FOR THOUGHT AND DISCUSSION
1. When the Lord instructs Ananias to go to Saul of Tarsus, a most famous persecutor of Christians, Ananias gives God a “But God.” God answers Him with a “But God” of His own: His plan and purpose for the man God knew Saul would be in Christ. Paul. What “But God” are you answering God with today? Is He calling you to do something that seems impossible? What is it? What is God’s “But God” to you?
2. Faith is so important that Romans 14:23 says, “whatever is not from faith is sin.” Likewise, Hebrews 11:6 declares, “Without faith it is impossible to please Him, for he who comes to God must believe that He is, and that He is a rewarder of those who diligently seek Him.” What holds you back from risking faith? Do you struggle with worry, which is another word for unbelief? Is risking faith worth being rewarded by God?
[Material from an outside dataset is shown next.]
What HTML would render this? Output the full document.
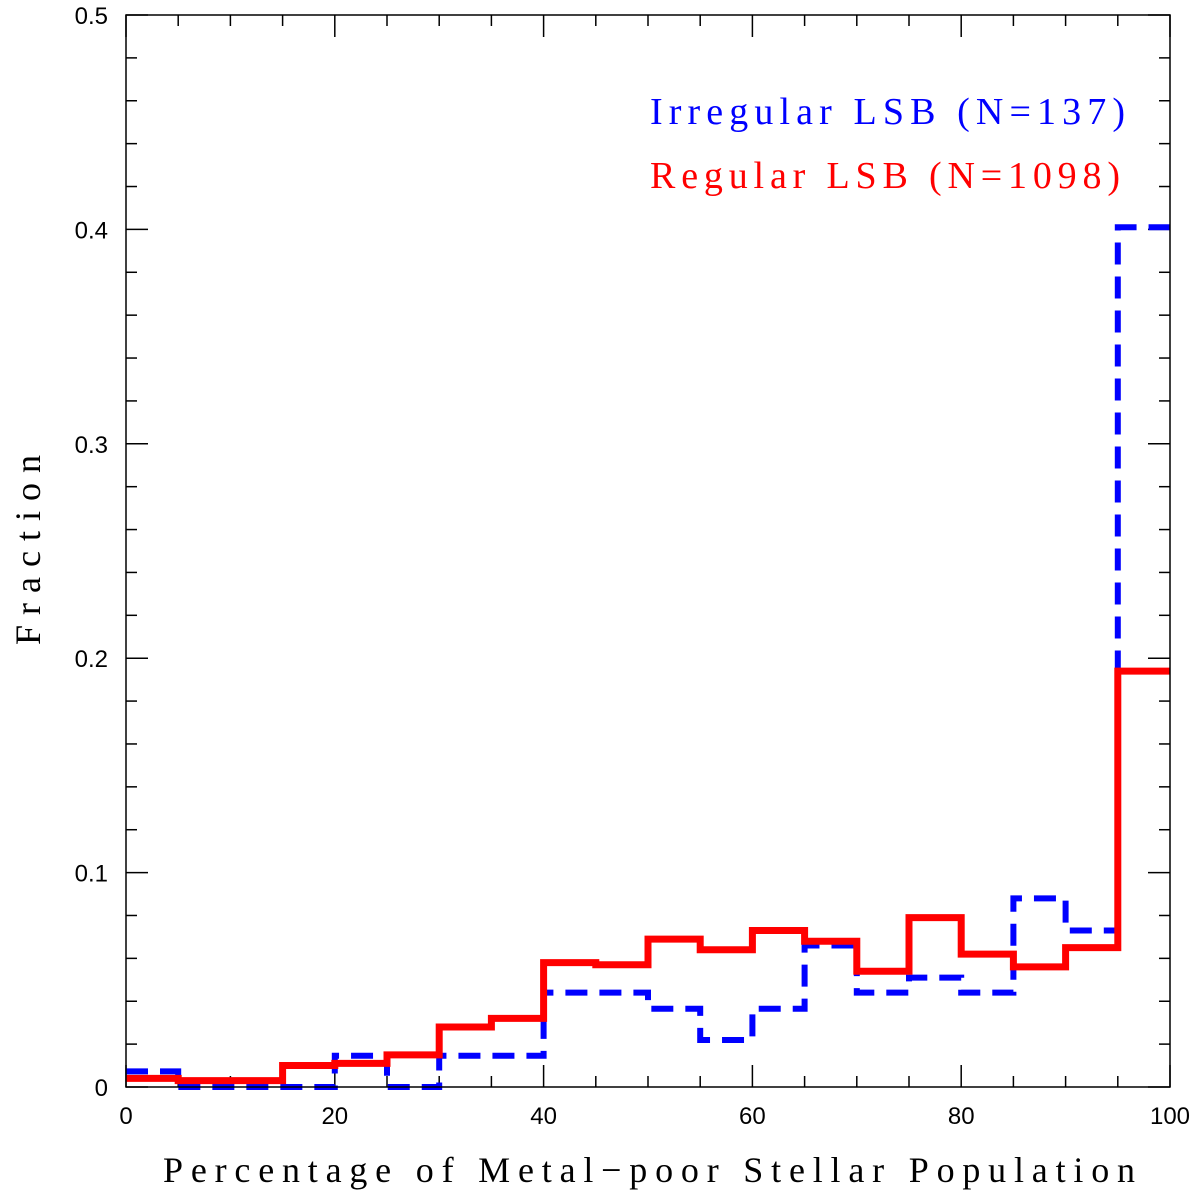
<!DOCTYPE html>
<html><head><meta charset="utf-8"><style>
html,body{margin:0;padding:0;background:#fff;}
svg{display:block;}
</style></head><body>
<svg id="chart" width="1200" height="1193" viewBox="0 0 1200 1193">
<g id="ticks"></g>
<g id="series"></g>
<rect x="126" y="15" width="1044" height="1072" fill="none" stroke="#000" stroke-width="1.5"/>
<text x="40" y="550" transform="rotate(-90 40 550)" text-anchor="middle" font-family="Liberation Serif, serif" font-size="36" textLength="190" lengthAdjust="spacing">Fraction</text>
<text x="649" y="1182" text-anchor="middle" font-family="Liberation Serif, serif" font-size="36" textLength="972" lengthAdjust="spacing">Percentage of Metal−poor Stellar Population</text>
<text x="650" y="124" fill="#0000ff" font-family="Liberation Serif, serif" font-size="38" textLength="475" lengthAdjust="spacing">Irregular LSB (N=137)</text>
<text x="650" y="188" fill="#ff0000" font-family="Liberation Serif, serif" font-size="38" textLength="470" lengthAdjust="spacing">Regular LSB (N=1098)</text>
</svg>
<script>
const binEdges = [0,5,10,15,20,25,30,35,40,45,50,55,60,65,70,75,80,85,90,95,100];
const regularValues = [0.004,0.003,0.003,0.010,0.011,0.015,0.028,0.032,0.058,0.057,0.069,0.064,0.073,0.068,0.054,0.079,0.062,0.056,0.065,0.194];
const irregularValues = [0.0073,0,0,0,0.0146,0,0.0146,0.0146,0.044,0.044,0.0365,0.0219,0.0365,0.066,0.044,0.051,0.044,0.088,0.073,0.401];
const xTickLabels = [0,20,40,60,80,100];
const yTickLabels = [0,0.1,0.2,0.3,0.4,0.5];
const X0=126,X1=1170,Y0=1087,Y1=15;
function xs(v){return X0+(v/100)*(X1-X0);}
function ys(v){return Y0-(v/0.5)*(Y0-Y1);}
const NS="http://www.w3.org/2000/svg";
const tg=document.getElementById('ticks');
function line(g,x1,y1,x2,y2,attrs){const l=document.createElementNS(NS,'line');l.setAttribute('x1',x1);l.setAttribute('y1',y1);l.setAttribute('x2',x2);l.setAttribute('y2',y2);for(const k in attrs)l.setAttribute(k,attrs[k]);g.appendChild(l);return l;}
for(let v=0;v<=100;v+=5){const major=v%20===0;const L=major?22:11;
 let l=line(tg,xs(v),Y0,xs(v),Y0-L,{stroke:'#000','stroke-width':1.5});
 
 
 l=line(tg,xs(v),Y1,xs(v),Y1+L,{stroke:'#000','stroke-width':1.5});
 
 }
for(let i=0;i<=25;i++){const v=i*0.02;const major=i%5===0;const L=major?22:11;
 let l=line(tg,X0,ys(v),X0+L,ys(v),{stroke:'#000','stroke-width':1.5});
 
 
 l=line(tg,X1,ys(v),X1-L,ys(v),{stroke:'#000','stroke-width':1.5});
 
 }
xTickLabels.forEach(v=>{const t=document.createElementNS(NS,'text');t.setAttribute('x',xs(v));t.setAttribute('y',1124);t.setAttribute('text-anchor','middle');t.setAttribute('font-family','Liberation Sans, sans-serif');t.setAttribute('font-size','24');t.textContent=v;
 
 
 tg.appendChild(t);});
yTickLabels.forEach(v=>{const t=document.createElementNS(NS,'text');t.setAttribute('x',108);t.setAttribute('y',ys(v)+9);t.setAttribute('text-anchor','end');t.setAttribute('font-family','Liberation Sans, sans-serif');t.setAttribute('font-size','24');t.textContent=v===0?'0':v.toFixed(1);
 
 
 tg.appendChild(t);});
function stepPath(vals){let d='M'+xs(binEdges[0])+','+ys(vals[0]);for(let i=0;i<vals.length;i++){if(i>0)d+=' L'+xs(binEdges[i])+','+ys(vals[i]);d+=' L'+xs(binEdges[i+1])+','+ys(vals[i]);}return d;}
const sg=document.getElementById('series');
const pb=document.createElementNS(NS,'path');pb.setAttribute('d',stepPath(irregularValues));pb.setAttribute('fill','none');pb.setAttribute('stroke','#0000ff');pb.setAttribute('stroke-width','6');pb.setAttribute('stroke-dasharray','22,12');


sg.appendChild(pb);
const pr=document.createElementNS(NS,'path');pr.setAttribute('d',stepPath(regularValues));pr.setAttribute('fill','none');pr.setAttribute('stroke','#ff0000');pr.setAttribute('stroke-width','7');


sg.appendChild(pr);
</script>
</body></html>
3. Romans 12:1-2 instructs us, “Present your bodies a living sacrifice, holy, acceptable to God, which is your reasonable service. And do not be conformed to this world, but be transformed by the renewing of your mind, that you may prove what is that good and acceptable and perfect will of God.” We might have to risk our lives and our lifestyles to follow Jesus. What are you holding on to that He might need you to release in order to fully follow after Him?